You increase transparency of what incidents are being thwarted, show comparisons with available industry data to illustrate the correct base rate. You also involve some senior leadership in your new blameless port-mortem process so they see the effectiveness of your team's work.
Managing the Valley
There are some good practices across all scenarios to avoid the valley or cross the valley quickly:
Plan to avoid the valley. As you’ve seen in the examples above, there’s an obvious common pattern that you could have anticipated the valley and adopted the end solution as your approach from the beginning. In other words, being careful on scope, providing tools and support, integrating carefully into business and technology workflows and so on. But, this is often an idealized situation. In reality you may have to solve problems tactically, either because of wider deadlines, risk priorities, audit or regulatory findings or other driving factors. These layers of tactical work can soon put you in the valley. Often the people who compel you to the quick fix will be the ones who are most aghast when you’re in the valley even though you didn’t get the time to phase the strategy correctly. Try and challenge this up-front.
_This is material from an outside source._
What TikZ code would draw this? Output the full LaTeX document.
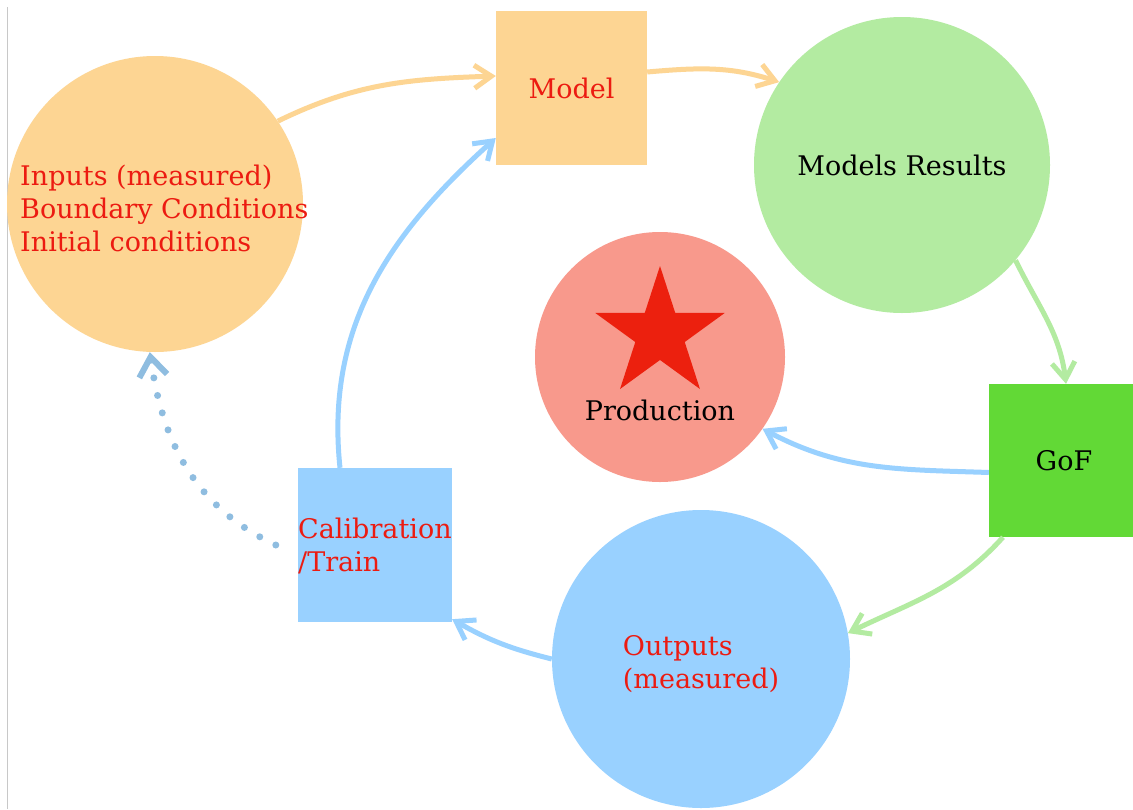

Foretell the valley. The next option is to pre-communicate to your leadership or other sponsors that the valley is there, it’s coming and what it will look like when you’re in it. Often, this communication may help to alleviate some of the drivers that will otherwise put you in it. If not, then at least it may help assuage the revulsion when you get there.
Cross the valley quickly. Ready yourself for the pain. Perhaps even use it to your advantage to secure the funding or prioritization for the next set of tactics that will push you toward your strategic goals. As Churchill said, "If you're going through hell, keep going."
Stop short. Finally, perhaps in some cases it might even be wise to stop short of the end goal - before you enter the valley. Some problems might not be ready to solve.
Bottom line: There's a common theme here. When you bring transparency to find and fix issues you look worse than those who don’t even try. Even though your risk, in the end, is less than theirs. When you don’t prepare your leadership or customers for this you not only get a decrease in perceived trust you get a collapse of trust. You’re in the uncanny valley. You need to be moving with such momentum or have prepared people for this to be able to make it through to the other side.